* [RECORDS PROVIDED]

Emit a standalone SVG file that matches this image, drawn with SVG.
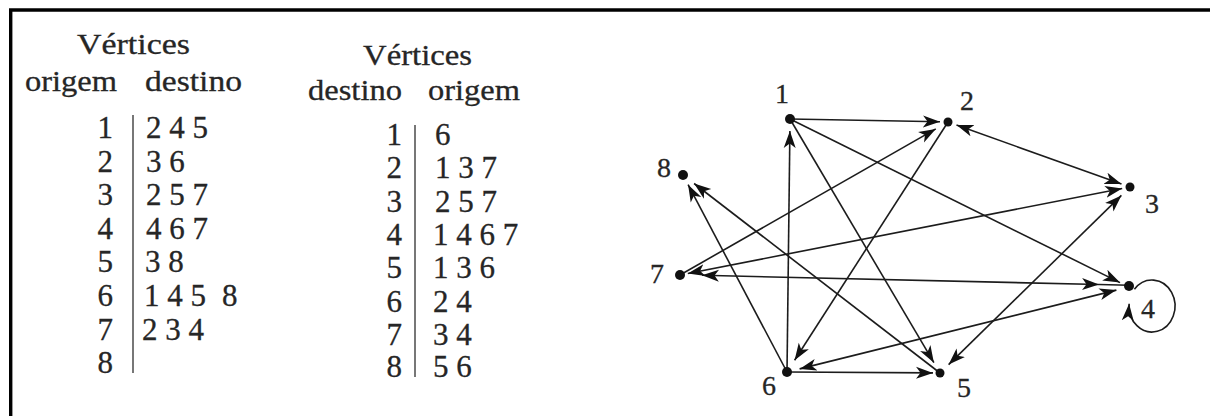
<svg xmlns="http://www.w3.org/2000/svg" width="1210" height="416" viewBox="0 0 1210 416">
<style>
.t{font-family:"Liberation Serif","Times New Roman",serif;fill:#262626;stroke:#262626;stroke-width:0.3}
.h{font-size:30px}
.r{font-size:31px}
.n{font-size:28px;font-family:"Liberation Serif","Times New Roman",serif;fill:#262626;stroke:#262626;stroke-width:0.3}
.e{stroke:#1c1c1c;stroke-width:1.6;fill:none}
.bar{stroke:#555;stroke-width:1.6}
.dot{fill:#111}
</style>
<defs>
<marker id="ah" markerUnits="userSpaceOnUse" markerWidth="20" markerHeight="14" refX="17" refY="7" orient="auto-start-reverse" viewBox="0 0 20 14">
<path d="M0,1 L17,7 L0,13 L4.5,7 z" fill="#111"/>
</marker>
</defs>
<rect width="1210" height="416" fill="#fff"/>
<g id="frame" stroke="#000" stroke-width="3.4" fill="none">
<line x1="9" y1="10" x2="1210" y2="10"/>
<line x1="10.7" y1="9" x2="10.7" y2="416"/>
</g>
<g id="table-origem-destino" class="t">
<text class="h" x="77" y="54" textLength="113" lengthAdjust="spacingAndGlyphs">Vértices</text>
<text class="h" x="25" y="91" textLength="92" lengthAdjust="spacingAndGlyphs">origem</text>
<text class="h" x="145" y="91" textLength="97" lengthAdjust="spacingAndGlyphs">destino</text>
<line class="bar" x1="133" y1="115" x2="133" y2="373"/>
<g class="r" text-anchor="end">
<text x="113" y="138">1</text><text x="113" y="171.6">2</text><text x="113" y="205.2">3</text><text x="113" y="238.8">4</text>
<text x="113" y="272.4">5</text><text x="113" y="306">6</text><text x="113" y="339.6">7</text><text x="113" y="373.2">8</text>
</g>
<g class="r">
<text x="146" y="138">2 4 5</text><text x="146" y="171.6">3 6</text><text x="146" y="205.2">2 5 7</text><text x="146" y="238.8">4 6 7</text>
<text x="145" y="272.4">3 8</text><text x="144" y="306">1 4 5<tspan x="222">8</tspan></text><text x="142" y="339.6">2 3 4</text>
</g>
</g>
<g id="table-destino-origem" class="t">
<text class="h" x="363" y="65" textLength="109" lengthAdjust="spacingAndGlyphs">Vértices</text>
<text class="h" x="308" y="100" textLength="94" lengthAdjust="spacingAndGlyphs">destino</text>
<text class="h" x="428" y="100" textLength="92" lengthAdjust="spacingAndGlyphs">origem</text>
<line class="bar" x1="415" y1="125" x2="415" y2="377"/>
<g class="r" text-anchor="end">
<text x="402" y="145">1</text><text x="402" y="178">2</text><text x="402" y="212">3</text><text x="402" y="245">4</text>
<text x="402" y="278">5</text><text x="402" y="312">6</text><text x="402" y="345">7</text><text x="402" y="377">8</text>
</g>
<g class="r">
<text x="435" y="145">6</text><text x="435" y="178">1 3 7</text><text x="435" y="212">2 5 7</text><text x="433" y="245">1 4 6 7</text>
<text x="433" y="278">1 3 6</text><text x="433" y="312">2 4</text><text x="433" y="345">3 4</text><text x="433" y="377">5 6</text>
</g>
</g>
<g id="connectors">
<line class="e" x1="790" y1="119" x2="940" y2="121.8" marker-end="url(#ah)"/>
<line class="e" x1="790" y1="119" x2="1120" y2="282.6" marker-end="url(#ah)"/>
<line class="e" x1="790" y1="119" x2="933.9" y2="362.7" marker-end="url(#ah)"/>
<line class="e" x1="956.5" y1="125" x2="1121.5" y2="184" marker-start="url(#ah)" marker-end="url(#ah)"/>
<line class="e" x1="948" y1="122" x2="794.6" y2="360.2" marker-end="url(#ah)"/>
<line class="e" x1="1121.4" y1="195.4" x2="948.6" y2="364.6" marker-start="url(#ah)" marker-end="url(#ah)"/>
<line class="e" x1="1122.2" y1="188.5" x2="687.8" y2="273.5" marker-start="url(#ah)" marker-end="url(#ah)"/>
<line class="e" x1="1116.4" y1="290.1" x2="799.6" y2="368.9" marker-start="url(#ah)" marker-end="url(#ah)"/>
<line class="e" x1="1099" y1="284.5" x2="702" y2="275.3" marker-start="url(#ah)" marker-end="url(#ah)"/>
<line class="e" x1="1129" y1="285.2" x2="1099" y2="284.5"/>
<line class="e" x1="940" y1="373" x2="694.1" y2="183.5" marker-end="url(#ah)"/>
<line class="e" x1="787" y1="372" x2="688.1" y2="184.7" marker-end="url(#ah)"/>
<line class="e" x1="787" y1="372" x2="789.9" y2="131" marker-end="url(#ah)"/>
<line class="e" x1="787" y1="372" x2="933" y2="372.9" marker-end="url(#ah)"/>
<line class="e" x1="680" y1="275" x2="935.8" y2="128.9" marker-end="url(#ah)"/>
<path class="e" d="M1134.4,289.3 A23,26 0 1,1 1129.1,303.7" marker-end="url(#ah)"/>
</g>
<g id="node-1"><circle class="dot" cx="790" cy="119" r="5"/><text class="n" x="775" y="103">1</text></g>
<g id="node-2"><circle class="dot" cx="948" cy="122" r="4.5"/><text class="n" x="960" y="110">2</text></g>
<g id="node-3"><circle class="dot" cx="1130" cy="187" r="4.5"/><text class="n" x="1145" y="213">3</text></g>
<g id="node-4"><circle class="dot" cx="1129" cy="286" r="5"/><text class="n" x="1141" y="318">4</text></g>
<g id="node-5"><circle class="dot" cx="940" cy="373" r="4.5"/><text class="n" x="957" y="397">5</text></g>
<g id="node-6"><circle class="dot" cx="787" cy="372" r="5"/><text class="n" x="762" y="395">6</text></g>
<g id="node-7"><circle class="dot" cx="680" cy="275" r="5"/><text class="n" x="650" y="283">7</text></g>
<g id="node-8"><circle class="dot" cx="683" cy="175" r="5"/><text class="n" x="657" y="177">8</text></g>
</svg>
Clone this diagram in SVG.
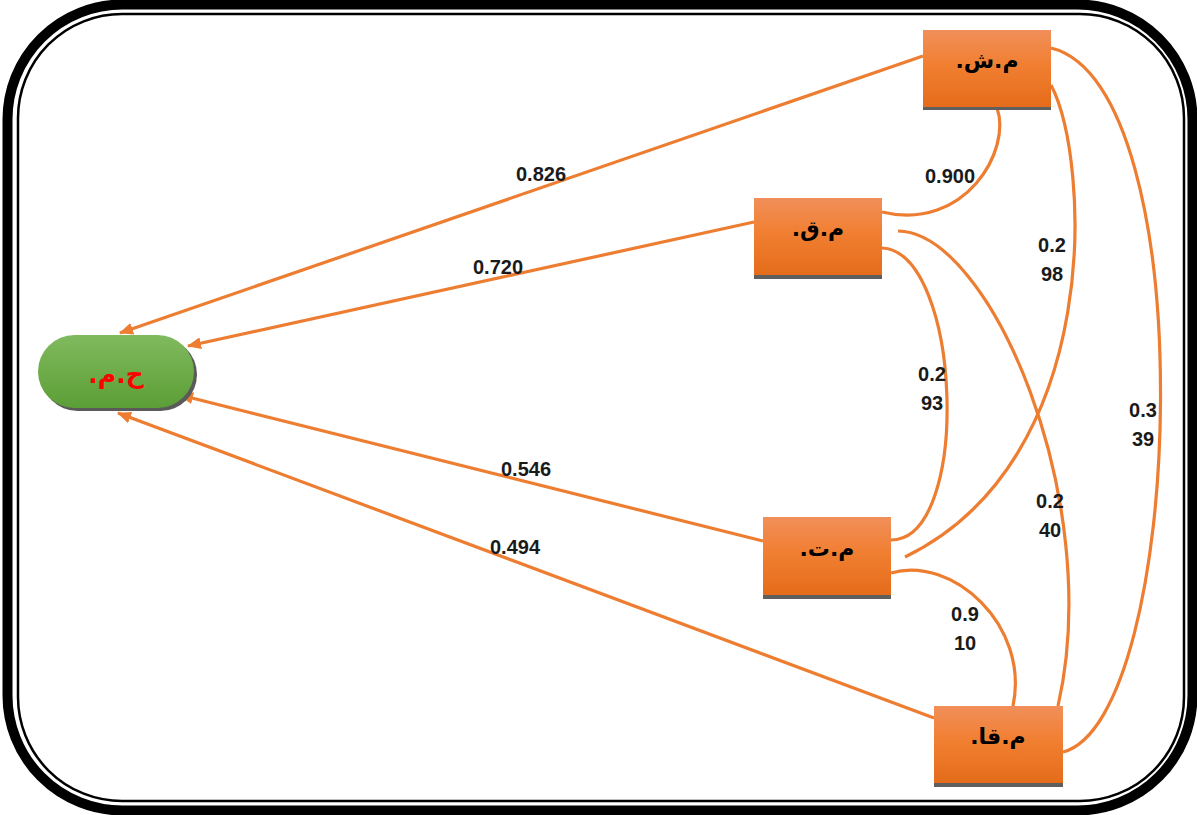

* [WHAT IS BEING ASKED] Copy out all the records exactly, excluding pictures.

* [FULL ANSWER]
Emit a standalone SVG file that matches this image, drawn with SVG.
<svg xmlns="http://www.w3.org/2000/svg" width="1210" height="416" viewBox="0 0 1210 416">
<style>
.t{font-family:"Liberation Serif","Times New Roman",serif;fill:#262626;stroke:#262626;stroke-width:0.3}
.h{font-size:30px}
.r{font-size:31px}
.n{font-size:28px;font-family:"Liberation Serif","Times New Roman",serif;fill:#262626;stroke:#262626;stroke-width:0.3}
.e{stroke:#1c1c1c;stroke-width:1.6;fill:none}
.bar{stroke:#555;stroke-width:1.6}
.dot{fill:#111}
</style>
<defs>
<marker id="ah" markerUnits="userSpaceOnUse" markerWidth="20" markerHeight="14" refX="17" refY="7" orient="auto-start-reverse" viewBox="0 0 20 14">
<path d="M0,1 L17,7 L0,13 L4.5,7 z" fill="#111"/>
</marker>
</defs>
<rect width="1210" height="416" fill="#fff"/>
<g id="frame" stroke="#000" stroke-width="3.4" fill="none">
<line x1="9" y1="10" x2="1210" y2="10"/>
<line x1="10.7" y1="9" x2="10.7" y2="416"/>
</g>
<g id="table-origem-destino" class="t">
<text class="h" x="77" y="54" textLength="113" lengthAdjust="spacingAndGlyphs">Vértices</text>
<text class="h" x="25" y="91" textLength="92" lengthAdjust="spacingAndGlyphs">origem</text>
<text class="h" x="145" y="91" textLength="97" lengthAdjust="spacingAndGlyphs">destino</text>
<line class="bar" x1="133" y1="115" x2="133" y2="373"/>
<g class="r" text-anchor="end">
<text x="113" y="138">1</text><text x="113" y="171.6">2</text><text x="113" y="205.2">3</text><text x="113" y="238.8">4</text>
<text x="113" y="272.4">5</text><text x="113" y="306">6</text><text x="113" y="339.6">7</text><text x="113" y="373.2">8</text>
</g>
<g class="r">
<text x="146" y="138">2 4 5</text><text x="146" y="171.6">3 6</text><text x="146" y="205.2">2 5 7</text><text x="146" y="238.8">4 6 7</text>
<text x="145" y="272.4">3 8</text><text x="144" y="306">1 4 5<tspan x="222">8</tspan></text><text x="142" y="339.6">2 3 4</text>
</g>
</g>
<g id="table-destino-origem" class="t">
<text class="h" x="363" y="65" textLength="109" lengthAdjust="spacingAndGlyphs">Vértices</text>
<text class="h" x="308" y="100" textLength="94" lengthAdjust="spacingAndGlyphs">destino</text>
<text class="h" x="428" y="100" textLength="92" lengthAdjust="spacingAndGlyphs">origem</text>
<line class="bar" x1="415" y1="125" x2="415" y2="377"/>
<g class="r" text-anchor="end">
<text x="402" y="145">1</text><text x="402" y="178">2</text><text x="402" y="212">3</text><text x="402" y="245">4</text>
<text x="402" y="278">5</text><text x="402" y="312">6</text><text x="402" y="345">7</text><text x="402" y="377">8</text>
</g>
<g class="r">
<text x="435" y="145">6</text><text x="435" y="178">1 3 7</text><text x="435" y="212">2 5 7</text><text x="433" y="245">1 4 6 7</text>
<text x="433" y="278">1 3 6</text><text x="433" y="312">2 4</text><text x="433" y="345">3 4</text><text x="433" y="377">5 6</text>
</g>
</g>
<g id="connectors">
<line class="e" x1="790" y1="119" x2="940" y2="121.8" marker-end="url(#ah)"/>
<line class="e" x1="790" y1="119" x2="1120" y2="282.6" marker-end="url(#ah)"/>
<line class="e" x1="790" y1="119" x2="933.9" y2="362.7" marker-end="url(#ah)"/>
<line class="e" x1="956.5" y1="125" x2="1121.5" y2="184" marker-start="url(#ah)" marker-end="url(#ah)"/>
<line class="e" x1="948" y1="122" x2="794.6" y2="360.2" marker-end="url(#ah)"/>
<line class="e" x1="1121.4" y1="195.4" x2="948.6" y2="364.6" marker-start="url(#ah)" marker-end="url(#ah)"/>
<line class="e" x1="1122.2" y1="188.5" x2="687.8" y2="273.5" marker-start="url(#ah)" marker-end="url(#ah)"/>
<line class="e" x1="1116.4" y1="290.1" x2="799.6" y2="368.9" marker-start="url(#ah)" marker-end="url(#ah)"/>
<line class="e" x1="1099" y1="284.5" x2="702" y2="275.3" marker-start="url(#ah)" marker-end="url(#ah)"/>
<line class="e" x1="1129" y1="285.2" x2="1099" y2="284.5"/>
<line class="e" x1="940" y1="373" x2="694.1" y2="183.5" marker-end="url(#ah)"/>
<line class="e" x1="787" y1="372" x2="688.1" y2="184.7" marker-end="url(#ah)"/>
<line class="e" x1="787" y1="372" x2="789.9" y2="131" marker-end="url(#ah)"/>
<line class="e" x1="787" y1="372" x2="933" y2="372.9" marker-end="url(#ah)"/>
<line class="e" x1="680" y1="275" x2="935.8" y2="128.9" marker-end="url(#ah)"/>
<path class="e" d="M1134.4,289.3 A23,26 0 1,1 1129.1,303.7" marker-end="url(#ah)"/>
</g>
<g id="node-1"><circle class="dot" cx="790" cy="119" r="5"/><text class="n" x="775" y="103">1</text></g>
<g id="node-2"><circle class="dot" cx="948" cy="122" r="4.5"/><text class="n" x="960" y="110">2</text></g>
<g id="node-3"><circle class="dot" cx="1130" cy="187" r="4.5"/><text class="n" x="1145" y="213">3</text></g>
<g id="node-4"><circle class="dot" cx="1129" cy="286" r="5"/><text class="n" x="1141" y="318">4</text></g>
<g id="node-5"><circle class="dot" cx="940" cy="373" r="4.5"/><text class="n" x="957" y="397">5</text></g>
<g id="node-6"><circle class="dot" cx="787" cy="372" r="5"/><text class="n" x="762" y="395">6</text></g>
<g id="node-7"><circle class="dot" cx="680" cy="275" r="5"/><text class="n" x="650" y="283">7</text></g>
<g id="node-8"><circle class="dot" cx="683" cy="175" r="5"/><text class="n" x="657" y="177">8</text></g>
</svg>
Clone this diagram in SVG.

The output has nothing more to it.